The rare event took place close to where international IT powers were gathered for the free-program conference "Go Open" in downtown Oslo on Wednesday. Many of the conference participants showed their support by holding banners along with the protesters in the cold and rainy weather.
OOXML, the document format used by default in Microsoft’s latest "Office" suite, has been approved by the International Organization for Standardization (ISO) to be the international storage format, firing up both IT people and everyday computer users in Norway.
The protesters say OOXML is technically deficient and unnecessarily complex, and had urged the Norwegian government to vote against adopting it as the official open document standard.

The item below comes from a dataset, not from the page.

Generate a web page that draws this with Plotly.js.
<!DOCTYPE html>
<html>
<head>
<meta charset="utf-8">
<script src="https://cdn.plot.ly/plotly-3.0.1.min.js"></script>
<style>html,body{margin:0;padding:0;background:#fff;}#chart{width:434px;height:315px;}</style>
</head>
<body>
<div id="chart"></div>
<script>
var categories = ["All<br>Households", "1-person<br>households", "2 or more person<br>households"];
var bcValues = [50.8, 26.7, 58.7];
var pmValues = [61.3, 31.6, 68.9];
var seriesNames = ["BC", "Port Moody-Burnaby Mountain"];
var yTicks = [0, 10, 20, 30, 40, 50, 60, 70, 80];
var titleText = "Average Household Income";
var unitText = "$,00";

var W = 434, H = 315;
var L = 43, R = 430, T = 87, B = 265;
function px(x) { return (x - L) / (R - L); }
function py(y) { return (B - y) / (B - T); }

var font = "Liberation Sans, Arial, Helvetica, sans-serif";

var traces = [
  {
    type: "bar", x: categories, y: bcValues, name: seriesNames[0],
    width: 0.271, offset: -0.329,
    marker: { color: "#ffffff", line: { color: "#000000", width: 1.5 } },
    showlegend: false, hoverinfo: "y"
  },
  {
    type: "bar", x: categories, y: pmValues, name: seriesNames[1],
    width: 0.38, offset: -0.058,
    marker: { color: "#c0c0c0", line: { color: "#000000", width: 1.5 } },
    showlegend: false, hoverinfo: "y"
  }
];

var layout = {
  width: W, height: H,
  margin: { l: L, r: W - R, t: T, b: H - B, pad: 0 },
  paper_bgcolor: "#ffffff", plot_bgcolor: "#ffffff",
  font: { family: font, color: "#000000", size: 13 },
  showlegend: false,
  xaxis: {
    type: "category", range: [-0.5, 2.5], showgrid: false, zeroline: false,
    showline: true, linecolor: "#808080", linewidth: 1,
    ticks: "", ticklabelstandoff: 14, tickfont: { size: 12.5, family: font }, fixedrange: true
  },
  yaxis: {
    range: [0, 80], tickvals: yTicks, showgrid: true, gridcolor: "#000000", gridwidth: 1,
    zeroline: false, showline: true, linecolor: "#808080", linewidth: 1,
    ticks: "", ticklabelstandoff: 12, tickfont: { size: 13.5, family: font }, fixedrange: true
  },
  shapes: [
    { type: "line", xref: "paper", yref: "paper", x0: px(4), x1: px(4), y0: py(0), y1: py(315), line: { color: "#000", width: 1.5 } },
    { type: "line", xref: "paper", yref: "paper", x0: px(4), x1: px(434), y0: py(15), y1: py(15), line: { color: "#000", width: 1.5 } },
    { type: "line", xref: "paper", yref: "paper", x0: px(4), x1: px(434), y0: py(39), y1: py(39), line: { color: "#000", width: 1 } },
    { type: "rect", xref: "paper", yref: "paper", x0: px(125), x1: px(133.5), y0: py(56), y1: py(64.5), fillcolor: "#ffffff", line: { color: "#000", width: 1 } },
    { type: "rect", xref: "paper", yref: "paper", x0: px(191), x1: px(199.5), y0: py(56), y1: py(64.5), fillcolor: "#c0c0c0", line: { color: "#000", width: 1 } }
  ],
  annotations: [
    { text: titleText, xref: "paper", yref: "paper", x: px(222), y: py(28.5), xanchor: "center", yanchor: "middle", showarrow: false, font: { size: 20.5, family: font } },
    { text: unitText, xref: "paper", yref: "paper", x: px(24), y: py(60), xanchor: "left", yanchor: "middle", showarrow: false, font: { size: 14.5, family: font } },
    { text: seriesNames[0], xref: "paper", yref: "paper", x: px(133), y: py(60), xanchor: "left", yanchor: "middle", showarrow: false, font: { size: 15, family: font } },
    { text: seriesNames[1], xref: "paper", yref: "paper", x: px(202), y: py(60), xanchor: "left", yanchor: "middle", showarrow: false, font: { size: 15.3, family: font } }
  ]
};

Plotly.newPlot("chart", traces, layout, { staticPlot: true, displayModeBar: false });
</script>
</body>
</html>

The detractors also claim OOXML's victory will strengthen Microsoft’s already dominant market position, giving it monopoly-like power to force people the world over to use its programs.

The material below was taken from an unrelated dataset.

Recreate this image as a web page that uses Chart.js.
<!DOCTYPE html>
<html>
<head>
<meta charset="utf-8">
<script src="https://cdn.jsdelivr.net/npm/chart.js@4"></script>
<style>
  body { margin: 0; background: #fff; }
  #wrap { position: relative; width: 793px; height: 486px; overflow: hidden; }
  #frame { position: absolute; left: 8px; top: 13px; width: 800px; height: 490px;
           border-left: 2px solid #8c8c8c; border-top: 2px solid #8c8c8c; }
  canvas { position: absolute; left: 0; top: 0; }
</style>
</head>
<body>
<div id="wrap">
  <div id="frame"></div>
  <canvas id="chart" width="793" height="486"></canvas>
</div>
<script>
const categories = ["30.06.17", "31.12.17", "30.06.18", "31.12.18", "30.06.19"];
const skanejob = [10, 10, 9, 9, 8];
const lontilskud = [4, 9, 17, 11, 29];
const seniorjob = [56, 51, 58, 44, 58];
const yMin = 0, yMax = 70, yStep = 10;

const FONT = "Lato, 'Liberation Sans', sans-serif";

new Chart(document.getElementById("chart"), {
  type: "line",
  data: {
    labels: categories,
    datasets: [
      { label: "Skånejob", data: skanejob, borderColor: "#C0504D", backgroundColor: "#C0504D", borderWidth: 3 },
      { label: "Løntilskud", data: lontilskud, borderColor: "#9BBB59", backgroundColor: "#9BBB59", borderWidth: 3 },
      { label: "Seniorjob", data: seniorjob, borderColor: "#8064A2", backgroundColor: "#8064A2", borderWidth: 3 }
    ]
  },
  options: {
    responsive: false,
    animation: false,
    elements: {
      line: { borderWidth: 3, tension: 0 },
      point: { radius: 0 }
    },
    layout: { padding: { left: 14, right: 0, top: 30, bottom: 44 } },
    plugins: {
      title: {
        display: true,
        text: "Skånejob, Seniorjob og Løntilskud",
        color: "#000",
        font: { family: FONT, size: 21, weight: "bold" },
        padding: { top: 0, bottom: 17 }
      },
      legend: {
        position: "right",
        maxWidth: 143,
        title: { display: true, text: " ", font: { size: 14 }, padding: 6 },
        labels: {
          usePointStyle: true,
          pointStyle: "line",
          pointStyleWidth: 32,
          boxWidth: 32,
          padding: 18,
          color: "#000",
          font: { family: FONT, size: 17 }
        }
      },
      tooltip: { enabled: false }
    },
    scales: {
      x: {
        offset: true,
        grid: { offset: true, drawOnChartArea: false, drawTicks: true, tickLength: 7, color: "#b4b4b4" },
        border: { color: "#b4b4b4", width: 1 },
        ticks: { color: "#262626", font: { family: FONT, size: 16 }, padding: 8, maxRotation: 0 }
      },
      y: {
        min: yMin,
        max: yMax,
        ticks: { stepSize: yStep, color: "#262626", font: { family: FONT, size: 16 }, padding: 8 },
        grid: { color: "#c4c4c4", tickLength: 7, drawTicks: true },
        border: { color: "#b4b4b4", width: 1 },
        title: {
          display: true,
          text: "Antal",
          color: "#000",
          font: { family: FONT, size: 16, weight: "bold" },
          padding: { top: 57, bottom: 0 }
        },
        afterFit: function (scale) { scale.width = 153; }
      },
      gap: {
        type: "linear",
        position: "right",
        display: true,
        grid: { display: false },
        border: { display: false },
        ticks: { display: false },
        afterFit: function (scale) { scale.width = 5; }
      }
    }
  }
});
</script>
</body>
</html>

Microsoft claims the other standard currently in use, OpenDocument Format (ODF), lacks backward compatibility for earlier software and is not sophisticated enough to handle mathematic formulations satisfactorily.
While some say the battle is lost already, as the proposal to adopt OOXML already has support from a majority of the so-called "P-members" of the ISO (including Norway), the opposition has not given up.
"We shouldn't forget that the EU Commission will evaluate the Norwegian [voting] process and perhaps other countries' voting," said Opera software technology director Håkon Wium Lie to technology news site TU.no. "In addition comes consideration for free competition, a theme in which the EU has been strongly involved earlier," he said.